Please restate, exactly as written, the lines running from the beginning of the material through the line that has "const H = 648;" in it.

****************************************

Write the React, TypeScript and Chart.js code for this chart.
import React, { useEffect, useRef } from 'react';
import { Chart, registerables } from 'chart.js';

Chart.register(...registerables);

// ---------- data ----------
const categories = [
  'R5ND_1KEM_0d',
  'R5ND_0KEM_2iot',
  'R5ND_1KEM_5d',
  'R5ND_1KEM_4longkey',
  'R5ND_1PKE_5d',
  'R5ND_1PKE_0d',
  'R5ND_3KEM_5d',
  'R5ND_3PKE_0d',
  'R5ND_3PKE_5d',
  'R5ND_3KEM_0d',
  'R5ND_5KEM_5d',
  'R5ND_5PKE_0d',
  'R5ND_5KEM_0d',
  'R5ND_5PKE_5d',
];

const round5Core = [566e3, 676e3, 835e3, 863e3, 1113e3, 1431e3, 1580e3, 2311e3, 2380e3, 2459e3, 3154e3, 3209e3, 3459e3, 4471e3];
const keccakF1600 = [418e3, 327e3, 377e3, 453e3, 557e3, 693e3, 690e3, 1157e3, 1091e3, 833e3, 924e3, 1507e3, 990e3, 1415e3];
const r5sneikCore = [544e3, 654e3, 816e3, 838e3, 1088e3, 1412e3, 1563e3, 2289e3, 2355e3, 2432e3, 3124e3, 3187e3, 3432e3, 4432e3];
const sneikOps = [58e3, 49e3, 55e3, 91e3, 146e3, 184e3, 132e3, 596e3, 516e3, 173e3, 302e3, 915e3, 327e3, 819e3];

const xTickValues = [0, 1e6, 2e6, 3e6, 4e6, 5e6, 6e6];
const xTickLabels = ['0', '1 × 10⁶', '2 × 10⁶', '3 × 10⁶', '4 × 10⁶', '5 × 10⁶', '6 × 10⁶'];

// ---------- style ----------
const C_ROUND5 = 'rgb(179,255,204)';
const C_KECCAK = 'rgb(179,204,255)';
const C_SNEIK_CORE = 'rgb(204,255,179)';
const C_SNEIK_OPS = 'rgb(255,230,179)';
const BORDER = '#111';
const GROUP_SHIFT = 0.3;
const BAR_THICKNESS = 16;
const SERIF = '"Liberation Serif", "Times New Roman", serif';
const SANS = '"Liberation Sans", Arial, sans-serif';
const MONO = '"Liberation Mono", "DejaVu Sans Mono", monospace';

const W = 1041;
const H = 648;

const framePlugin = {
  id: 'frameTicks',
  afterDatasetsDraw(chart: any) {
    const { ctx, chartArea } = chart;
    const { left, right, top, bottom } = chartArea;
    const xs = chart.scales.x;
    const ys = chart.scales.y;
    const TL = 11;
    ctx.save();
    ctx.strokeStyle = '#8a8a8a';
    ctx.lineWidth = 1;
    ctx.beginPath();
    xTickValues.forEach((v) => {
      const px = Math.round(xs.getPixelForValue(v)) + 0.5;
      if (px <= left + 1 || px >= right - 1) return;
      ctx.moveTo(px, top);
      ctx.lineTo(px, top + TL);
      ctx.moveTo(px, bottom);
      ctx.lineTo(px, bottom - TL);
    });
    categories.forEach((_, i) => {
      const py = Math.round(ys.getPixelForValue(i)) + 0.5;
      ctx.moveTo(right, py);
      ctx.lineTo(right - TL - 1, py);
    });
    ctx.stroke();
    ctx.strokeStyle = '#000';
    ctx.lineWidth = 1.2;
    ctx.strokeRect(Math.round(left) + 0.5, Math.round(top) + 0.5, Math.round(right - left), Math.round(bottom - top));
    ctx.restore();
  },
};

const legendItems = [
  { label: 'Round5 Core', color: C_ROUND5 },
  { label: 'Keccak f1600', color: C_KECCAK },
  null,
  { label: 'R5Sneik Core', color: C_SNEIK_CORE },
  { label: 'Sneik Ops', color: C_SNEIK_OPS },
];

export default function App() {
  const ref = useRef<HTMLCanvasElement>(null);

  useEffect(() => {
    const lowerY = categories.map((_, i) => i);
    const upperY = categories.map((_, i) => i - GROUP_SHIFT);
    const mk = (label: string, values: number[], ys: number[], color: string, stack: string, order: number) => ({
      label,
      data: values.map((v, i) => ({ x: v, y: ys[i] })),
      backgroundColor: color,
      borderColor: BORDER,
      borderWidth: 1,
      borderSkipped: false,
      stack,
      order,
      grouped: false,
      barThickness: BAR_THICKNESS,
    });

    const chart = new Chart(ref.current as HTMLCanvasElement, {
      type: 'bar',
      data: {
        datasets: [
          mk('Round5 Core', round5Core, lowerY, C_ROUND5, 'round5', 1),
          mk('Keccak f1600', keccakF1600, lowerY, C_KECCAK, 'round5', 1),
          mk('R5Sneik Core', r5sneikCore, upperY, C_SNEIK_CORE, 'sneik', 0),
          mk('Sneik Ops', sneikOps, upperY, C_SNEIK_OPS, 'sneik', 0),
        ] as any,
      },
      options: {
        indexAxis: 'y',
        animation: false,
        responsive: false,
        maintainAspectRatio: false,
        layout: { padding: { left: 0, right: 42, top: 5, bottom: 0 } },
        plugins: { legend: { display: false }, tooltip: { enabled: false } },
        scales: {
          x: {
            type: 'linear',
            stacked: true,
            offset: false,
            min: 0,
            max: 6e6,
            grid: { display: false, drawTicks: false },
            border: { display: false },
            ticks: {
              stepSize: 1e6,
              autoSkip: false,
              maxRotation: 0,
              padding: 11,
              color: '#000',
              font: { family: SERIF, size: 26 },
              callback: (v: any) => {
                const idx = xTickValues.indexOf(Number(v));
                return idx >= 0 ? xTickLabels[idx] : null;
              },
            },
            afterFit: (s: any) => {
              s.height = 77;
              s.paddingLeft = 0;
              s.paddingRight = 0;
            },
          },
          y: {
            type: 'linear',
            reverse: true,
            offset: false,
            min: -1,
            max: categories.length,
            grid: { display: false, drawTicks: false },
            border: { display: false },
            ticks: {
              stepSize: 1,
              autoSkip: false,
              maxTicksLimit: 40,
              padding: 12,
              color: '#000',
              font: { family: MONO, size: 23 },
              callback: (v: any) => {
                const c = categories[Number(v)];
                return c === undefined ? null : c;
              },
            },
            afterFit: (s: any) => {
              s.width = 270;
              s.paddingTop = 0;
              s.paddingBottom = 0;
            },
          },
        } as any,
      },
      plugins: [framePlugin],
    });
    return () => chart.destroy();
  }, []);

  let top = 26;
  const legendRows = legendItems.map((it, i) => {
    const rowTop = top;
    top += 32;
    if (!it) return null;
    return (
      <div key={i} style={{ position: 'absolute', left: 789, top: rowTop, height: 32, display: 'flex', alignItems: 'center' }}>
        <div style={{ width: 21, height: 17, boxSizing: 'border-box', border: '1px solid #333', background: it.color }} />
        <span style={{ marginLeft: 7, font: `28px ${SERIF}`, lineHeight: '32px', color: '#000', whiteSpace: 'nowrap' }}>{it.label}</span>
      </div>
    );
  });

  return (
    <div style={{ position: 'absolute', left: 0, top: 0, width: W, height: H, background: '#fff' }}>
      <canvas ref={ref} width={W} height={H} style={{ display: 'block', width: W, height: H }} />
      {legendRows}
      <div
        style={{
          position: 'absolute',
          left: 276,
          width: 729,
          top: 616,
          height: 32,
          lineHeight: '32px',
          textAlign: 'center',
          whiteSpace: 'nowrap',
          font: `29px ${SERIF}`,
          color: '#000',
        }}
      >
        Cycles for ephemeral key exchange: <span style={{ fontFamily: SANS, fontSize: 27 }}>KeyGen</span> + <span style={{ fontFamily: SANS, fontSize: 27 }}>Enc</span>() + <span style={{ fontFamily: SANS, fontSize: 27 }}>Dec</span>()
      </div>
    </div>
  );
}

****************************************

◆ Reply ◆
Write the React, TypeScript and Chart.js code for this chart.
import React, { useEffect, useRef } from 'react';
import { Chart, registerables } from 'chart.js';

Chart.register(...registerables);

// ---------- data ----------
const categories = [
  'R5ND_1KEM_0d',
  'R5ND_0KEM_2iot',
  'R5ND_1KEM_5d',
  'R5ND_1KEM_4longkey',
  'R5ND_1PKE_5d',
  'R5ND_1PKE_0d',
  'R5ND_3KEM_5d',
  'R5ND_3PKE_0d',
  'R5ND_3PKE_5d',
  'R5ND_3KEM_0d',
  'R5ND_5KEM_5d',
  'R5ND_5PKE_0d',
  'R5ND_5KEM_0d',
  'R5ND_5PKE_5d',
];

const round5Core = [566e3, 676e3, 835e3, 863e3, 1113e3, 1431e3, 1580e3, 2311e3, 2380e3, 2459e3, 3154e3, 3209e3, 3459e3, 4471e3];
const keccakF1600 = [418e3, 327e3, 377e3, 453e3, 557e3, 693e3, 690e3, 1157e3, 1091e3, 833e3, 924e3, 1507e3, 990e3, 1415e3];
const r5sneikCore = [544e3, 654e3, 816e3, 838e3, 1088e3, 1412e3, 1563e3, 2289e3, 2355e3, 2432e3, 3124e3, 3187e3, 3432e3, 4432e3];
const sneikOps = [58e3, 49e3, 55e3, 91e3, 146e3, 184e3, 132e3, 596e3, 516e3, 173e3, 302e3, 915e3, 327e3, 819e3];

const xTickValues = [0, 1e6, 2e6, 3e6, 4e6, 5e6, 6e6];
const xTickLabels = ['0', '1 × 10⁶', '2 × 10⁶', '3 × 10⁶', '4 × 10⁶', '5 × 10⁶', '6 × 10⁶'];

// ---------- style ----------
const C_ROUND5 = 'rgb(179,255,204)';
const C_KECCAK = 'rgb(179,204,255)';
const C_SNEIK_CORE = 'rgb(204,255,179)';
const C_SNEIK_OPS = 'rgb(255,230,179)';
const BORDER = '#111';
const GROUP_SHIFT = 0.3;
const BAR_THICKNESS = 16;
const SERIF = '"Liberation Serif", "Times New Roman", serif';
const SANS = '"Liberation Sans", Arial, sans-serif';
const MONO = '"Liberation Mono", "DejaVu Sans Mono", monospace';

const W = 1041;
const H = 648;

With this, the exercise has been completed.